Case Digest: GENSON v ADARLE

 GENSON v ADARLE 

FACTS

Arbatin was the successful bidder in a public auction of junk and other unserviceable government property in the Highway District Engineer’s Office of Roxas City. Arbatin then employed Adarle to help him haul the junk. On a non-working day, when Adarle and Buensalido, the driver of the payloader, were at the site continuing to gather the junk, a bucket from the payloader fell and injured Adarle to the point of paralyzing his lower extremities. Adarle instituted an action against Arbatin, Buensalido, Marcelino (Civil Engineer), and Genson (Highway District Engineer). RTC ruled in favor of Adarle. IAC modified the previous ruling, absolving Marcelino from liability, and averring that the liability of Genson is based on fault, by allowing Arbatin and his men to work on the premises on a non-working day, in contravention of his office’s policy. Petitioner Genson then appealed the decision to the SC, stating that the facts upon which the IAC declared that his liability is based on fault by allowing the men to work on a non-working holiday is without basis.

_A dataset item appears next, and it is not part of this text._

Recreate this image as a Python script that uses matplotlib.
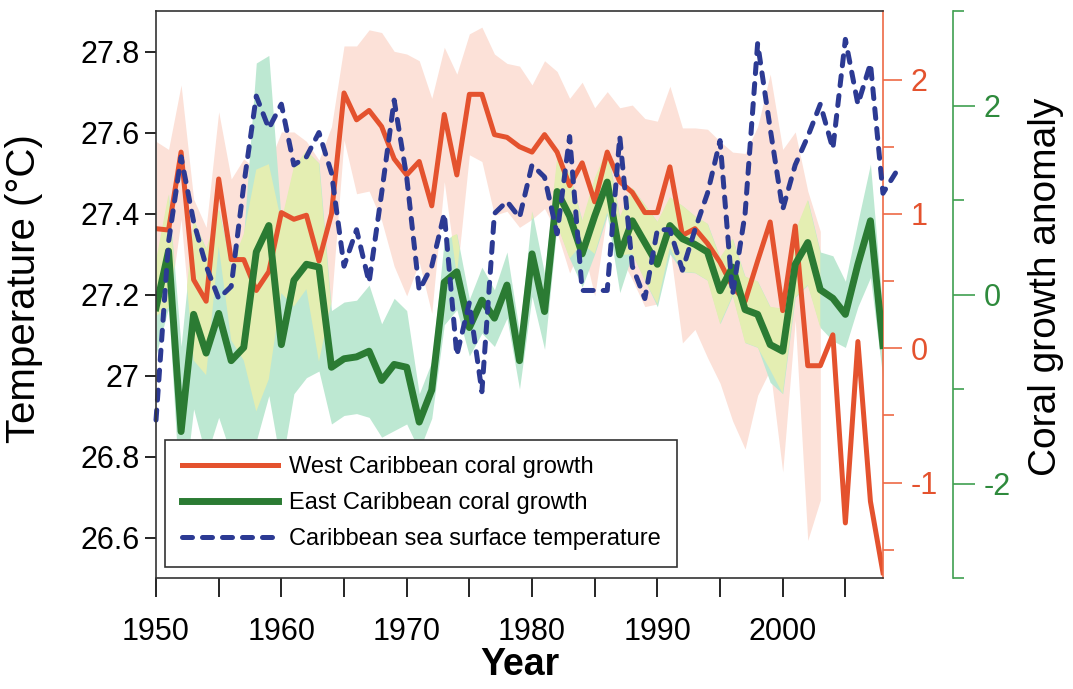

Furthermore, he contends that by filing a suit against him, Adarle is then filing a suit against the Republic, which violates the non-suability of the State.

ISSUE

Whether or not Genson should be held liable, personally or officially?

HELD

NO. With regard to the non-suability contention, Adarle filed a suit against Genson personally, in his capacity as the Highway District Engineer, and not the State or his office. As for the main issue, there was no evidence to prove Genson’s presence when the accident occurred, nor was there any basis for the lower courts to hold that Genson was at fault by authorizing Arbatin and his men to work on a non-working day. It might even be proven that working on a Saturday for the specific purpose of hauling junk would be the time when the most work can be done, as it has less traffic. The Master-Servant doctrine in tort law cannot apply either, since despite the fact that Buensalido, Genson’s employee, was “moonlighting” on a non-working holiday, Buensalido’s arrangement with Arbatin was purely private in nature, and had nothing to do with his being employed under Genson. Thus, absent the showing of malice, bad faith or gross negligence on the part of Genson, he cannot be held liable for the acts committed by Buensalido and Arbatin.